Scientists have found that people’s genetic background means their weight changes differently, even if they eat the same amount of calories.
After university, Sarah started working in the pharmaceutical industry. She was performing well as a sales person, selling a diabetes drug. But she was taken aback after her boss told her that when he first met her he remembers thinking, “You better be a bloody good sales rep, looking the way you do, trying to sell a diabetes drug”.
Sarah now says it should be against the law to make comments about body shape and size.
By the time she was 30, Sarah had severe obesity and was desperate to do something about it for the sake of her mental and physical health. She embarked on a year-long project with a personal trainer and completed an Olympic-class triathlon – swimming 1.5km, cycling 40km and running 10km. She also lost eight-and-a-half stone (55kg).
Around this time, she had some tests which looked at her genetic make-up. The results found two important things:
- she possesses a variant of the FTO gene, which is associated with weight gain and increases the risk of obesity
- she has a mutation of the MC4 receptor which causes obesity
Shaw Somers, a consultant surgeon who specialises in weight-loss operations, has been treating people with severe obesity for many years. He says people like Sarah, who have an inherited set of certain genes, are much more likely to develop obesity compared with those who don’t.
But obesity is not just about genetics, he says. It is also about psychology, inequalities and the food environment we all live with.
Historically, he says, people with these genetics would have done well in a famine, but with today’s plentiful, high-calorie food they will put on weight “without strong determination and support”.
Dr Denise Ratcliffe, a clinical psychologist who supports patients through bariatric surgery, says people’s past experiences can come into play.
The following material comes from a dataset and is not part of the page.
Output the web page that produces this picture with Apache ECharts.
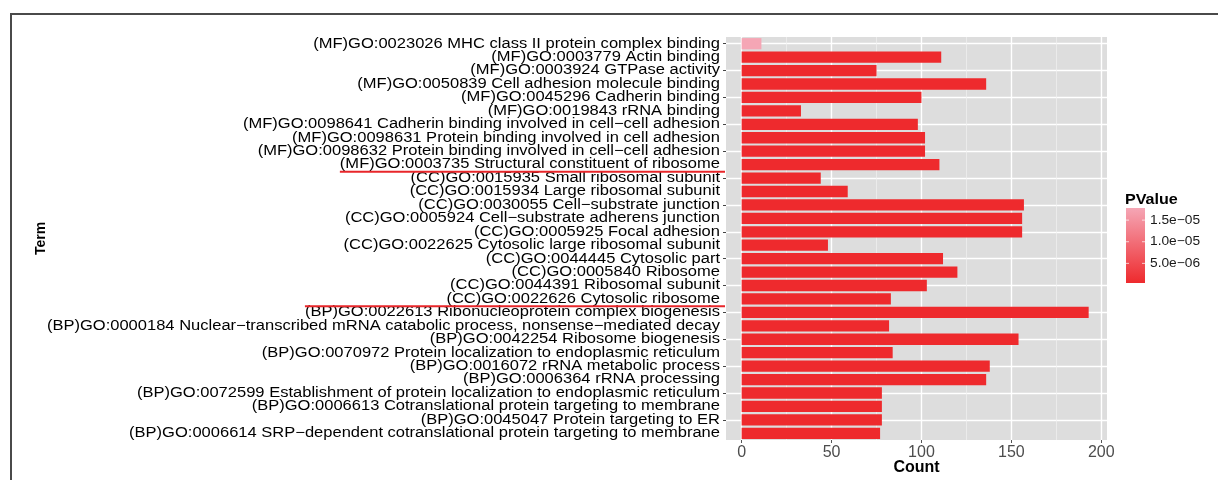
<!DOCTYPE html>
<html>
<head>
<meta charset="utf-8">
<style>
  html, body { margin: 0; padding: 0; background: #ffffff; }
  #chart { width: 1218px; height: 480px; }
</style>
<script src="https://cdn.jsdelivr.net/npm/echarts@6/dist/echarts.min.js"></script>
</head>
<body>
<div id="chart"></div>
<script>
// GO enrichment terms, listed top to bottom
const terms = [
  '(MF)GO:0023026 MHC class II protein complex binding',
  '(MF)GO:0003779 Actin binding',
  '(MF)GO:0003924 GTPase activity',
  '(MF)GO:0050839 Cell adhesion molecule binding',
  '(MF)GO:0045296 Cadherin binding',
  '(MF)GO:0019843 rRNA binding',
  '(MF)GO:0098641 Cadherin binding involved in cell-cell adhesion',
  '(MF)GO:0098631 Protein binding involved in cell adhesion',
  '(MF)GO:0098632 Protein binding involved in cell-cell adhesion',
  '(MF)GO:0003735 Structural constituent of ribosome',
  '(CC)GO:0015935 Small ribosomal subunit',
  '(CC)GO:0015934 Large ribosomal subunit',
  '(CC)GO:0030055 Cell-substrate junction',
  '(CC)GO:0005924 Cell-substrate adherens junction',
  '(CC)GO:0005925 Focal adhesion',
  '(CC)GO:0022625 Cytosolic large ribosomal subunit',
  '(CC)GO:0044445 Cytosolic part',
  '(CC)GO:0005840 Ribosome',
  '(CC)GO:0044391 Ribosomal subunit',
  '(CC)GO:0022626 Cytosolic ribosome',
  '(BP)GO:0022613 Ribonucleoprotein complex biogenesis',
  '(BP)GO:0000184 Nuclear-transcribed mRNA catabolic process, nonsense-mediated decay',
  '(BP)GO:0042254 Ribosome biogenesis',
  '(BP)GO:0070972 Protein localization to endoplasmic reticulum',
  '(BP)GO:0016072 rRNA metabolic process',
  '(BP)GO:0006364 rRNA processing',
  '(BP)GO:0072599 Establishment of protein localization to endoplasmic reticulum',
  '(BP)GO:0006613 Cotranslational protein targeting to membrane',
  '(BP)GO:0045047 Protein targeting to ER',
  '(BP)GO:0006614 SRP-dependent cotranslational protein targeting to membrane'
];

// gene counts per term
const counts = [
  11, 111, 75, 136, 100, 33, 98, 102, 102, 110,
  44, 59, 157, 156, 156, 48, 112, 120, 103, 83,
  193, 82, 154, 84, 138, 136, 78, 78, 78, 77
];

// enrichment p-values per term
const pValues = [
  1.78e-5, 4.6e-7, 4.6e-7, 4.6e-7, 4.6e-7, 4.6e-7, 4.6e-7, 4.6e-7, 4.6e-7, 4.6e-7,
  4.6e-7, 4.6e-7, 4.6e-7, 4.6e-7, 4.6e-7, 4.6e-7, 4.6e-7, 4.6e-7, 4.6e-7, 4.6e-7,
  4.6e-7, 4.6e-7, 4.6e-7, 4.6e-7, 4.6e-7, 4.6e-7, 4.6e-7, 4.6e-7, 4.6e-7, 4.6e-7
];

const countTicks = [0, 50, 100, 150, 200];
const countMinorTicks = [25, 75, 125, 175];
const pLegendTicks = [1.5e-5, 1.0e-5, 5.0e-6];
const pLegendLabels = ['1.5e\u221205', '1.0e\u221205', '5.0e\u221206'];

// rows after which a red separator is drawn under the label
const separatorAfter = [9, 19];

const FONT = "'Liberation Sans', Arial, Helvetica, sans-serif";
const LOW_COLOR = '#EE2A2D';
const HIGH_COLOR = '#F5A6B5';
const LABEL_SIZE = 14;
const LABEL_STRETCH = 1.18;   // term labels are set wide
const LABEL_MARGIN = 6;
const X_MIN = -8.7;
const X_MAX = 203.2;

const pMin = Math.min.apply(null, pValues);
const pMax = Math.max.apply(null, pValues);

const source = terms.map((t, i) => [t, counts[i], pValues[i]]);
const showText = s => s.replace(/-/g, '\u2212');

const GRID = { left: 726, right: 111, top: 37, bottom: 40 };

const chart = echarts.init(document.getElementById('chart'), null, { renderer: 'canvas' });

chart.setOption({
  backgroundColor: '#ffffff',
  animation: false,
  textStyle: { fontFamily: FONT },
  dataset: { dimensions: ['Term', 'Count', 'PValue'], source: source },
  grid: {
    left: GRID.left, right: GRID.right, top: GRID.top, bottom: GRID.bottom,
    containLabel: false, outerBoundsMode: 'none',
    show: true, backgroundColor: '#DDDDDD', borderWidth: 0
  },
  visualMap: {
    show: false,
    type: 'continuous',
    dimension: 2,
    seriesIndex: 0,
    min: pMin,
    max: pMax,
    inRange: { color: [LOW_COLOR, HIGH_COLOR] }
  },
  xAxis: [
    {
      type: 'value',
      min: X_MIN,
      max: X_MAX,
      axisLine: { show: false },
      axisTick: { show: true, customValues: countTicks, length: 3, lineStyle: { color: '#555', width: 1 } },
      axisLabel: { customValues: countTicks, color: '#4D4D4D', fontSize: 16, margin: 5, fontFamily: FONT },
      splitLine: { show: true, lineStyle: { color: '#FFFFFF', width: 1.4 } },
      name: 'Count',
      nameLocation: 'middle',
      nameGap: 20,
      nameMoveOverlap: false,
      nameTextStyle: { fontSize: 16, fontWeight: 'bold', color: '#000', fontFamily: FONT }
    },
    {
      type: 'value',
      min: X_MIN,
      max: X_MAX,
      axisLine: { show: false },
      axisTick: { show: false, customValues: countMinorTicks },
      axisLabel: { show: false },
      splitLine: { show: true, lineStyle: { color: '#F0F0F0', width: 0.7 } }
    }
  ],
  yAxis: {
    type: 'category',
    inverse: true,
    axisLine: { show: false, onZero: false },
    axisTick: { show: true, alignWithLabel: true, length: 3, lineStyle: { color: '#444', width: 1 } },
    axisLabel: { show: false },
    splitLine: { show: true, alignWithLabel: true, lineStyle: { color: '#FFFFFF', width: 1.3 } },
    name: 'Term',
    nameLocation: 'middle',
    nameRotate: 90,
    nameGap: 678,
    nameMoveOverlap: false,
    nameTextStyle: { fontSize: 14, fontWeight: 'bold', color: '#000', fontFamily: FONT }
  },
  series: [{
    type: 'bar',
    encode: { x: 'Count', y: 'Term' },
    barWidth: '84%',
    xAxisIndex: 0,
    z: 3
  }]
});

// overlay: frame, term labels, p-value colour bar, separators under labels
function drawOverlay() {
  const elements = [];

  // frame lines along the top and left edge
  elements.push({
    type: 'polyline', silent: true,
    shape: { points: [[11, 480], [11, 14], [1218, 14]] },
    style: { stroke: '#4A4A4A', lineWidth: 2, fill: null }
  });

  // term labels at each category position, set wide
  const labelRight = GRID.left - LABEL_MARGIN;
  terms.forEach(t => {
    const y = chart.convertToPixel({ yAxisIndex: 0 }, t);
    elements.push({
      type: 'text', silent: true,
      x: labelRight, y: y, scaleX: LABEL_STRETCH, scaleY: 1,
      style: {
        x: 0, y: 0, text: showText(t), fill: '#000',
        font: LABEL_SIZE + 'px ' + FONT, align: 'right', verticalAlign: 'middle'
      }
    });
  });

  // colour bar legend
  const barX = 1126, barW = 19, barTop = 208, barBottom = 283;
  const pToY = p => barBottom - (p - pMin) / (pMax - pMin) * (barBottom - barTop);
  elements.push({
    type: 'text', silent: true,
    x: barX - 1, y: 200, scaleX: 1.15,
    style: { x: 0, y: 0, text: 'PValue', fill: '#000', font: 'bold 14px ' + FONT, verticalAlign: 'middle' }
  });
  elements.push({
    type: 'rect', silent: true,
    shape: { x: barX, y: barTop, width: barW, height: barBottom - barTop },
    style: {
      fill: new echarts.graphic.LinearGradient(0, 0, 0, 1, [
        { offset: 0, color: HIGH_COLOR },
        { offset: 1, color: LOW_COLOR }
      ])
    }
  });
  pLegendTicks.forEach((p, i) => {
    const y = pToY(p);
    elements.push({
      type: 'line', silent: true,
      shape: { x1: barX, y1: y, x2: barX + 3, y2: y },
      style: { stroke: 'rgba(255,255,255,0.7)', lineWidth: 1 }
    });
    elements.push({
      type: 'line', silent: true,
      shape: { x1: barX + barW - 3, y1: y, x2: barX + barW, y2: y },
      style: { stroke: 'rgba(255,255,255,0.7)', lineWidth: 1 }
    });
    elements.push({
      type: 'text', silent: true,
      x: barX + barW + 5, y: y, scaleX: 1.1,
      style: { x: 0, y: 0, text: pLegendLabels[i], fill: '#1A1A1A', font: '12.5px ' + FONT, verticalAlign: 'middle' }
    });
  });

  // red separators between the MF / CC / BP groups
  const ctx = document.createElement('canvas').getContext('2d');
  ctx.font = LABEL_SIZE + 'px ' + FONT;
  separatorAfter.forEach(idx => {
    const yA = chart.convertToPixel({ yAxisIndex: 0 }, terms[idx]);
    const yB = chart.convertToPixel({ yAxisIndex: 0 }, terms[idx + 1]);
    const y = (yA + yB) / 2 + 0.5;
    const wA = ctx.measureText(showText(terms[idx])).width;
    const wB = ctx.measureText(showText(terms[idx + 1])).width;
    const left = labelRight - Math.max(wA, wB) * LABEL_STRETCH;
    elements.push({
      type: 'line', silent: true, z: 10,
      shape: { x1: left, y1: y, x2: GRID.left - 1, y2: y },
      style: { stroke: '#E8262A', lineWidth: 2 }
    });
  });

  chart.setOption({ graphic: { elements: elements } });
}

drawOverlay();
</script>
</body>
</html>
She says that many of the people she sees, have experienced trauma, abuse or neglect, for example, which leads to a dysfunctional relationship with food.
“I think there’s something about the psychological experiences people have, and the relationships that they start to form with foods, that becomes almost like a perfect storm.”
Both the genetic and psychological components of obesity can be amplified when there is easy access to fatty, sugar-laden foods, which are available cheaply and conveniently.
Sarah’s friend Jed has lived on an estate in Hull all his life. He lives with obesity, and thinks areas like his can have a big effect on the health of those living there. Across the road from his house, he remembers the parade of shops once having a greengrocer’s and a butcher’s – now eight of the 20 shops are fast-food outlets.
“We’ve got a chicken place, we’ve got a burger place, we have got a fish shop, we’ve got a kebab shop, another kebab place, another chip shop, and a Chinese,” he says.
Jed says that he recently signed a petition to try to prevent another takeaway from opening.
“If you look at any area in your city, which is at a low level of socio-economic standing, I guarantee there’s going to be more takeaways. We don’t need to kick areas like this down. We need to lift them up.”
After training for the triathlon and losing eight-and-a-half stone, Sarah continued to train regularly and eat well. But she noticed that gradually she started to become heavier. Whatever she did, it made no difference.
Dr Abd Tahrani, a senior lecturer in obesity medicine at the University of Birmingham, says there are a lot of people who are “biologically pre-designed to conserve energy”, which is stored as fat. He explains that signals from the hypothalamus – the part of the brain that controls appetite – bombard the person with feelings of hunger and a desire to eat, that are almost impossible to fight.
So even if the person successfully loses several stone by dieting, their body remembers its baseline weight and strives to return to it.
Studies from GP records in the UK showed that the annual chance of achieving normal weight in people with morbid obesity is one-in-700 to one-in-1,000.
As Sarah started to research obesity, she realised that after a lifetime of blaming herself, she understood that it was actually her body “working against her”.